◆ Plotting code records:
_ _ _ _ _
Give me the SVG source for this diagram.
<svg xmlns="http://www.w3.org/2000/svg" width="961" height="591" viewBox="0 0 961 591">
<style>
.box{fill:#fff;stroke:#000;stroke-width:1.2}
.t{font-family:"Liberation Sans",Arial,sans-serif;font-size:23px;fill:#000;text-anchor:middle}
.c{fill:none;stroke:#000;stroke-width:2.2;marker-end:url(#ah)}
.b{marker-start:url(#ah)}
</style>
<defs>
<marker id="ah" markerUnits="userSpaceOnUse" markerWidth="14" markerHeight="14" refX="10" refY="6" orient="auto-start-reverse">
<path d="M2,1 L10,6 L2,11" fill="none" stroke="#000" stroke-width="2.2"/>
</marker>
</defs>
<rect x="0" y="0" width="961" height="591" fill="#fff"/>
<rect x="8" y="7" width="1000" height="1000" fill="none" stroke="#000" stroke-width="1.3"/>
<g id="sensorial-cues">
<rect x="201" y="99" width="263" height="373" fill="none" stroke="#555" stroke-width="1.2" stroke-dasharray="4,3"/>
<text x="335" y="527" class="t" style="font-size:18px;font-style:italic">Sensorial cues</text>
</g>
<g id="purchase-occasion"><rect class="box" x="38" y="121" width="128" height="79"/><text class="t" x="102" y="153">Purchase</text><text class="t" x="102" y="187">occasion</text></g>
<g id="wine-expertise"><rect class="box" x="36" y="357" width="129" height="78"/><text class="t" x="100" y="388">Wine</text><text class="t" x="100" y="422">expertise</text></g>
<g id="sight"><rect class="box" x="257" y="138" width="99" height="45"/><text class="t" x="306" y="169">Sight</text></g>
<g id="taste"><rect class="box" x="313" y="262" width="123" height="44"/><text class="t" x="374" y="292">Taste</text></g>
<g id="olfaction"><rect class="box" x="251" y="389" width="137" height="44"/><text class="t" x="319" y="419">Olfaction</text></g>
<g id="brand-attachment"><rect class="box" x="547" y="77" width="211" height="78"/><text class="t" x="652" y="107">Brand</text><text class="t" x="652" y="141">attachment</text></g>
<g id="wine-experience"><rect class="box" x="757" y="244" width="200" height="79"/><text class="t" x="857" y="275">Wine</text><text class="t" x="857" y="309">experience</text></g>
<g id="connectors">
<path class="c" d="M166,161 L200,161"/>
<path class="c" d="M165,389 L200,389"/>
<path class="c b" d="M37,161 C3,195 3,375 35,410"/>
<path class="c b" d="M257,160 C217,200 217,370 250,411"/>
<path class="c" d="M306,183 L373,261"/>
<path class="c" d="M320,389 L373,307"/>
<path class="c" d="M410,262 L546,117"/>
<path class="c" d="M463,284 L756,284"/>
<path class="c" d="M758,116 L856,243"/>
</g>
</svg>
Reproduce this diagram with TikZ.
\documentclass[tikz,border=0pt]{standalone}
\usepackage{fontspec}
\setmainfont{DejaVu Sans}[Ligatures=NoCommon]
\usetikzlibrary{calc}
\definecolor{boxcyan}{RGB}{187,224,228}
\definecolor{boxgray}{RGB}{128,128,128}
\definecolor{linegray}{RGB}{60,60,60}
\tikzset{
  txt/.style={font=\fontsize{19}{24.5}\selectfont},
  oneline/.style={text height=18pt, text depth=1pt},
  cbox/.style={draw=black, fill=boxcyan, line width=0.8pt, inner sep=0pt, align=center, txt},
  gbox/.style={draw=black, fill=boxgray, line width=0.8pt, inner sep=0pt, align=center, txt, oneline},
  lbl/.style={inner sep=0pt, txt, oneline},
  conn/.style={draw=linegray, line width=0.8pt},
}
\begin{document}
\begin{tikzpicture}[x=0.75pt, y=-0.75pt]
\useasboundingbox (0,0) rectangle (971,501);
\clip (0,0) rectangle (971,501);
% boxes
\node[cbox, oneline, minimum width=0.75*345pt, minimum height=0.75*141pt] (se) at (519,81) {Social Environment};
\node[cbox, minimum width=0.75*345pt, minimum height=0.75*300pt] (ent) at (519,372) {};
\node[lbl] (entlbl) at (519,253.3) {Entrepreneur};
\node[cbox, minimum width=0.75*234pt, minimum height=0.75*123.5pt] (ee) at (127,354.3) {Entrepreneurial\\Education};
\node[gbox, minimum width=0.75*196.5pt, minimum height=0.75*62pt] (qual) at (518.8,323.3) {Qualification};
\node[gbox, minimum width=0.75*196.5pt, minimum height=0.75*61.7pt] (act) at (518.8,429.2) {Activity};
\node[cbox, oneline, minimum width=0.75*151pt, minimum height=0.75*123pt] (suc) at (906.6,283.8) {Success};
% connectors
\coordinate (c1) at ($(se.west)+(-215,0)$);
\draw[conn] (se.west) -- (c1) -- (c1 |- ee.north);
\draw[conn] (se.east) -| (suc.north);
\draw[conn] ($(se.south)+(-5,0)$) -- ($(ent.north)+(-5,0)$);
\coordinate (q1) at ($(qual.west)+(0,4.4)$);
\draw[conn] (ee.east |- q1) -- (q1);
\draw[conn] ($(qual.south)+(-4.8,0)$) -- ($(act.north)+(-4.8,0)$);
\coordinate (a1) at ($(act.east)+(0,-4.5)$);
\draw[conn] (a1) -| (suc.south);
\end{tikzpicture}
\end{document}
_ _ _ _ _
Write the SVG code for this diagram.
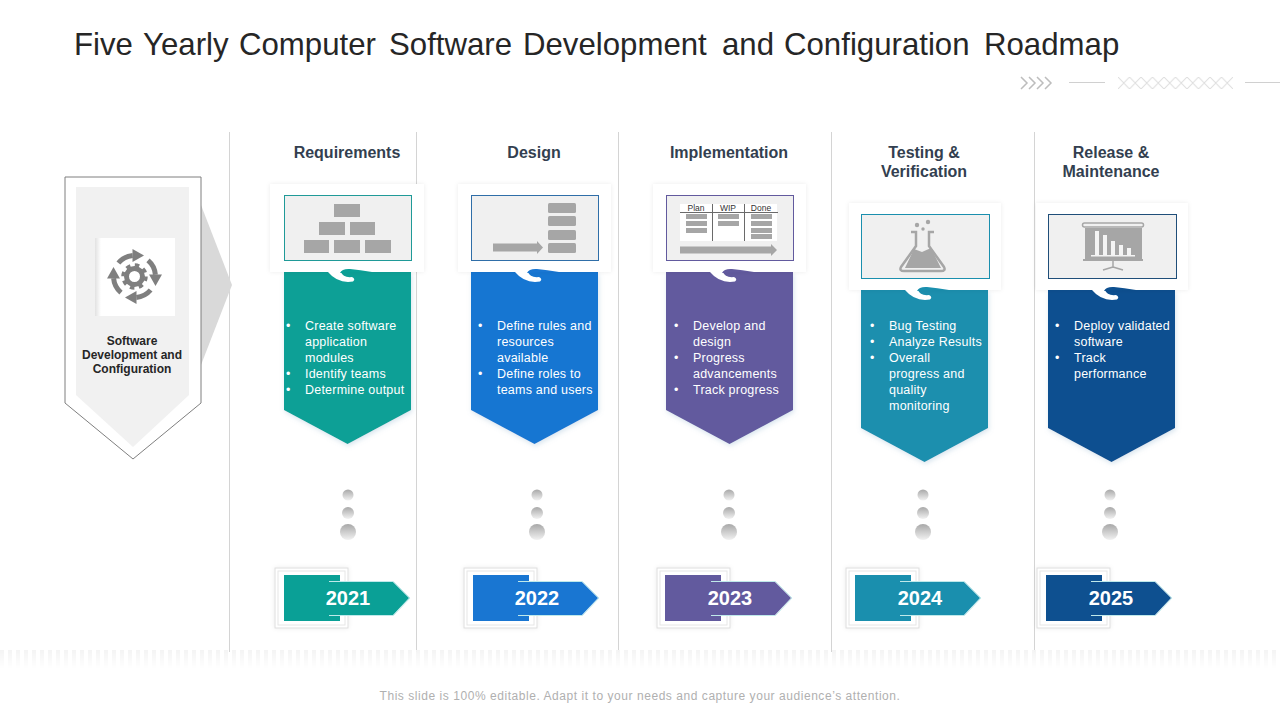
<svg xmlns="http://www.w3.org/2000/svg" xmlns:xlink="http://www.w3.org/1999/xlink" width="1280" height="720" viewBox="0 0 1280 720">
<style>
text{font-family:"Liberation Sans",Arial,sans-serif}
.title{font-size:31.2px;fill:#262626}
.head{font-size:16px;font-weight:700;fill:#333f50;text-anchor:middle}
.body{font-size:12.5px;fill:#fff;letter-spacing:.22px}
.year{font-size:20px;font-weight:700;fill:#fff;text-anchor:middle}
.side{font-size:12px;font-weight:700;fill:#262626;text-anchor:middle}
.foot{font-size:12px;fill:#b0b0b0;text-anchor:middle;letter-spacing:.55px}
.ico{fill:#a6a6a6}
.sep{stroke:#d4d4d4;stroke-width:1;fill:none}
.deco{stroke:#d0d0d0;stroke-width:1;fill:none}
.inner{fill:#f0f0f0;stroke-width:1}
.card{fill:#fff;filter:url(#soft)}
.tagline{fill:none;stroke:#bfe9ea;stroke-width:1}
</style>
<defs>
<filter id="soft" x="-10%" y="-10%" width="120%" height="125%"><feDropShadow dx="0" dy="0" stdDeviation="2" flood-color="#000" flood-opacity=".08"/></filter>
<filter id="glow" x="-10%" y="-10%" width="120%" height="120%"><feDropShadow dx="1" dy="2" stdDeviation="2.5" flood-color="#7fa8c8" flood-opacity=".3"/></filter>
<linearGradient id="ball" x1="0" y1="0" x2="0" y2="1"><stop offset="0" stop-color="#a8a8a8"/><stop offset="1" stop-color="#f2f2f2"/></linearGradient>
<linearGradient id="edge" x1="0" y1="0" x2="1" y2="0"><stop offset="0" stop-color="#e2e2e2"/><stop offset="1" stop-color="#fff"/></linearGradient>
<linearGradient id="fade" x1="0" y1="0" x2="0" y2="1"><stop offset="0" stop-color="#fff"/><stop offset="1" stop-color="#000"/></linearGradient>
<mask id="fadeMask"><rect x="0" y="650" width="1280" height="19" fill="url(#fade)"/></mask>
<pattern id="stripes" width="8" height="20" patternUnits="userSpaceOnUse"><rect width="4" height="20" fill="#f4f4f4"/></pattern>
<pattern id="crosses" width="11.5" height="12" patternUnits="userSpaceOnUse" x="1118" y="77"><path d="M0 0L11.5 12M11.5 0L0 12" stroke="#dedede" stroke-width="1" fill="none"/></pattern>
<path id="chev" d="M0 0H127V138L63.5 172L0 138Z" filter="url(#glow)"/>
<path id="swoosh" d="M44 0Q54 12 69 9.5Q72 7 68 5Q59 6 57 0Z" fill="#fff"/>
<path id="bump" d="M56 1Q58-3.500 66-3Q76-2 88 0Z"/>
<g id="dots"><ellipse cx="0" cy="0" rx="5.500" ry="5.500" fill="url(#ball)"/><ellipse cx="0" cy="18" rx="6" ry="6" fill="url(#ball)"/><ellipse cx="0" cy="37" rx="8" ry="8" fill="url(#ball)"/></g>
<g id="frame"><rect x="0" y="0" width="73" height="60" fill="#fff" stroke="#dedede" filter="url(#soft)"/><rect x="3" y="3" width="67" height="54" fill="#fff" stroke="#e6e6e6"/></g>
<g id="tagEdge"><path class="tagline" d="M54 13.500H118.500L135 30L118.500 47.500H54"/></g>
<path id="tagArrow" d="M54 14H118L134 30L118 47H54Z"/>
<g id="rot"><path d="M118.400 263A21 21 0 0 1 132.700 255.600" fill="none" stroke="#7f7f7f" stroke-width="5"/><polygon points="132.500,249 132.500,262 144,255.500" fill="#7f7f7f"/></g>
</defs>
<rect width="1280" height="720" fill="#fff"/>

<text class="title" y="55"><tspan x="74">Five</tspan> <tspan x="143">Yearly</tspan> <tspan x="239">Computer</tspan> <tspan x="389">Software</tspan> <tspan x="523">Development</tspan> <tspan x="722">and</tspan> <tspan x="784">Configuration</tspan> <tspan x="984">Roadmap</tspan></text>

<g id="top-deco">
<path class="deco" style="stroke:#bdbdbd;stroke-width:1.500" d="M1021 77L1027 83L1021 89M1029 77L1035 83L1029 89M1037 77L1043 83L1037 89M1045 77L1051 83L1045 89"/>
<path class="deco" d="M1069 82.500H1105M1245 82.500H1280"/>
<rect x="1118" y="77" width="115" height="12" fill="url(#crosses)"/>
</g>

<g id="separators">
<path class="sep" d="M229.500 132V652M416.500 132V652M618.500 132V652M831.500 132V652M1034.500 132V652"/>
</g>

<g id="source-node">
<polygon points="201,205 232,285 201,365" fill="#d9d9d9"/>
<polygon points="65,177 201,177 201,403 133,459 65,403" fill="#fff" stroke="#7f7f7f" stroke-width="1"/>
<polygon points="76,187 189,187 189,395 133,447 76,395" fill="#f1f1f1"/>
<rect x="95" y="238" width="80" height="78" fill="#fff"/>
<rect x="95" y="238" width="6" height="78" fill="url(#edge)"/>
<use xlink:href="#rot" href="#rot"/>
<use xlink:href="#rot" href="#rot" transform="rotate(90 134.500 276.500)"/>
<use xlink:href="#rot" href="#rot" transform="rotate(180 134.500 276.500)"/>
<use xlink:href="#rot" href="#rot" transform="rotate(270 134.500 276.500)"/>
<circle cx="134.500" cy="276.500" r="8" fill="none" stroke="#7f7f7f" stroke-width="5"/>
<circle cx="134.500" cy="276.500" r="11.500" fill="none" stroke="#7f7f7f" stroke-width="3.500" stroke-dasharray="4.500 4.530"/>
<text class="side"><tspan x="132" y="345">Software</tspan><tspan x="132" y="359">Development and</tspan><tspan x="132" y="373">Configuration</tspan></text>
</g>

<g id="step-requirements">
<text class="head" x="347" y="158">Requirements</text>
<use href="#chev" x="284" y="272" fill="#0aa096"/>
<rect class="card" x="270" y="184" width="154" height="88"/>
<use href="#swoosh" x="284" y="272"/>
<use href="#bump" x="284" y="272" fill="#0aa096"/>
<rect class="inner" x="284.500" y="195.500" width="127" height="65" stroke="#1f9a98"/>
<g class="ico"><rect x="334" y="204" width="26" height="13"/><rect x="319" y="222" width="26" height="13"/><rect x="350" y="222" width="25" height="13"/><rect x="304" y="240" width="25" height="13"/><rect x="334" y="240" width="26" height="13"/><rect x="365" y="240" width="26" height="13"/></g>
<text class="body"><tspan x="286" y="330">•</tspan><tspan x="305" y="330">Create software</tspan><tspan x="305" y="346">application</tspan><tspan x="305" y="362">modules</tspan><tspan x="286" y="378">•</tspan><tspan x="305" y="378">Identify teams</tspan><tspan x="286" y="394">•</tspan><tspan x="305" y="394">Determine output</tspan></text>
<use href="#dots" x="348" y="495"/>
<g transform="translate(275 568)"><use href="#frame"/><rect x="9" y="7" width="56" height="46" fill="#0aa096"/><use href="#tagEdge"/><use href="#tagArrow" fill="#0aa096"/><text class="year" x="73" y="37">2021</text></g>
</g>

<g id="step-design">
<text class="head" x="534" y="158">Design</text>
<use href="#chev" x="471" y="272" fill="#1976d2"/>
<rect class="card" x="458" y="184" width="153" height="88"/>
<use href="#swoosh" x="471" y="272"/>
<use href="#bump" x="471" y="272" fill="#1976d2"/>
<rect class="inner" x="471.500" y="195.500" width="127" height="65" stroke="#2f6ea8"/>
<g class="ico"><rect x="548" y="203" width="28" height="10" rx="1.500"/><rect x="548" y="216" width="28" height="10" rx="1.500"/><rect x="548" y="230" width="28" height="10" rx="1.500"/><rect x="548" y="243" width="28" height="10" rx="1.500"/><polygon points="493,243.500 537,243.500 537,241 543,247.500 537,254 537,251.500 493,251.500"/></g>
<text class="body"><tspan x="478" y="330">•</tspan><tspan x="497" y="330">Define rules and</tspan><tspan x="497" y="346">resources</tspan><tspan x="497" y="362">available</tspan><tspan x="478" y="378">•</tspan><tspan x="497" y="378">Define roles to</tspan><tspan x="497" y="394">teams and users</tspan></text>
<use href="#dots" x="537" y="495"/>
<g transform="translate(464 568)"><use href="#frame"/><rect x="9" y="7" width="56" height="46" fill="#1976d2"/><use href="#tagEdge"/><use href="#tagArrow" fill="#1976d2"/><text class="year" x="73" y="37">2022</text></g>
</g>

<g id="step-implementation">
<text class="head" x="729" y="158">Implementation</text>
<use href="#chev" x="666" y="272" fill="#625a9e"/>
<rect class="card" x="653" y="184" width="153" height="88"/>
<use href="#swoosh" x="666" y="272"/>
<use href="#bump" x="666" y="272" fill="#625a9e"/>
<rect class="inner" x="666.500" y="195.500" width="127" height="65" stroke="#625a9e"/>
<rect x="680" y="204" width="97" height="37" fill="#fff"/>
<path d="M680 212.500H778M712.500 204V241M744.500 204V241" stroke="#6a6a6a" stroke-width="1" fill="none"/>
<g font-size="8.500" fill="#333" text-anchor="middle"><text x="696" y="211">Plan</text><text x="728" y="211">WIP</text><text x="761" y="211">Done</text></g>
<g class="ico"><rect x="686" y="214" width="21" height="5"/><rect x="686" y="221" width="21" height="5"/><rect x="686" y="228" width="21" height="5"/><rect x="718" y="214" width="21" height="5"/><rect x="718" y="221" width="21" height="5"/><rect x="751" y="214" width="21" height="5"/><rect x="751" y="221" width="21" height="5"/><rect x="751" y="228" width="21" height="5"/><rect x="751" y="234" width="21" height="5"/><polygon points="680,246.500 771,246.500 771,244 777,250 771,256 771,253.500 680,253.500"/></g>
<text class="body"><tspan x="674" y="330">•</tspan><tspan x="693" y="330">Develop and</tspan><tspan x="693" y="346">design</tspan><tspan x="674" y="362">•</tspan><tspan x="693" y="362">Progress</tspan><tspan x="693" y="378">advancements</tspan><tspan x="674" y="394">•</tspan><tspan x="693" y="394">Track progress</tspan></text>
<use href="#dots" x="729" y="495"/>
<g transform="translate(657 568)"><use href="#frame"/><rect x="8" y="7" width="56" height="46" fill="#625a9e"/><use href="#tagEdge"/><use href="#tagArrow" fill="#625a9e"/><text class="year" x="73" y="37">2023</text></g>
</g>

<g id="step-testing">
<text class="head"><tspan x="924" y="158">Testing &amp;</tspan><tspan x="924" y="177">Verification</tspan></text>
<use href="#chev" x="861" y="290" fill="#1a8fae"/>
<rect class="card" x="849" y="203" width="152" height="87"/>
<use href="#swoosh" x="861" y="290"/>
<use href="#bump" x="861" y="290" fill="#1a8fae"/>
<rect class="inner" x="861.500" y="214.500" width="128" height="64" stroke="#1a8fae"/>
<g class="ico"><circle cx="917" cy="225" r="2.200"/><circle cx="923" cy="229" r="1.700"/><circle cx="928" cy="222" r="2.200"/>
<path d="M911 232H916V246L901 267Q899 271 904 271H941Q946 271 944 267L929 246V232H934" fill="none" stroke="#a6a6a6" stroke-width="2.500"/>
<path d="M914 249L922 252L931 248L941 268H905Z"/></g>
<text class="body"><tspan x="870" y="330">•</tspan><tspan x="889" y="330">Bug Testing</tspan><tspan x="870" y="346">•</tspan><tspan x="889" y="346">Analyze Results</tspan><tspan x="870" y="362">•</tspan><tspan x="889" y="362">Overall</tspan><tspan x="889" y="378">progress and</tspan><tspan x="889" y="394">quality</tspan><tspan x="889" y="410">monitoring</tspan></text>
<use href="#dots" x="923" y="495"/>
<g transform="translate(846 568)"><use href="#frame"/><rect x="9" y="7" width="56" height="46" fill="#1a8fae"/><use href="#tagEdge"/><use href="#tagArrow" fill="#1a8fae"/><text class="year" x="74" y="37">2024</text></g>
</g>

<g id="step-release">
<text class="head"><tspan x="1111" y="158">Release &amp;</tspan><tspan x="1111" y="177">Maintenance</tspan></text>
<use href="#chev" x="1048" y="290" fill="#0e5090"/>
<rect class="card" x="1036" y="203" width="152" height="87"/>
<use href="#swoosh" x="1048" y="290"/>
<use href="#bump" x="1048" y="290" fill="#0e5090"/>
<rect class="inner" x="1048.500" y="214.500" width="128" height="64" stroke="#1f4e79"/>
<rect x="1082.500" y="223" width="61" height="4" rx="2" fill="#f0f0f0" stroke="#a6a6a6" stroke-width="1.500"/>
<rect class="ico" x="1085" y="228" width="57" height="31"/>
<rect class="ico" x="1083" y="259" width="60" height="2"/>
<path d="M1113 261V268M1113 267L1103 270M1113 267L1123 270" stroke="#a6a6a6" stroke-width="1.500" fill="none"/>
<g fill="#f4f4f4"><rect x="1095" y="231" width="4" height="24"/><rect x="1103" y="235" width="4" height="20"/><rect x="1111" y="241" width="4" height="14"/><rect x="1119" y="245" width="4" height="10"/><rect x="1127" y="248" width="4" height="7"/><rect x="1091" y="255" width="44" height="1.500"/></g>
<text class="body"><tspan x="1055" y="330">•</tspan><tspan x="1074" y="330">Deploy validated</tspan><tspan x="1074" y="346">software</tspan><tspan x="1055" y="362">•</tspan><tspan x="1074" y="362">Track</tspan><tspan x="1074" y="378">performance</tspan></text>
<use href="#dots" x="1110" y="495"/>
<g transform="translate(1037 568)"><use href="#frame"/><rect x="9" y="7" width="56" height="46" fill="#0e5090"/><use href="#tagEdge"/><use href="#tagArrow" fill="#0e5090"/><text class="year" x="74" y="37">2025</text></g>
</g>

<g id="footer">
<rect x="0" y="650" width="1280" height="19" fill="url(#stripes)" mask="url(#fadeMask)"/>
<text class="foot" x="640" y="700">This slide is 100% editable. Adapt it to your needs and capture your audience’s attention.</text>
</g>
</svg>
_ _ _ _ _
Select every line in the records above that contains the word "diagram".

Give me the SVG source for this diagram.
Reproduce this diagram with TikZ.
Write the SVG code for this diagram.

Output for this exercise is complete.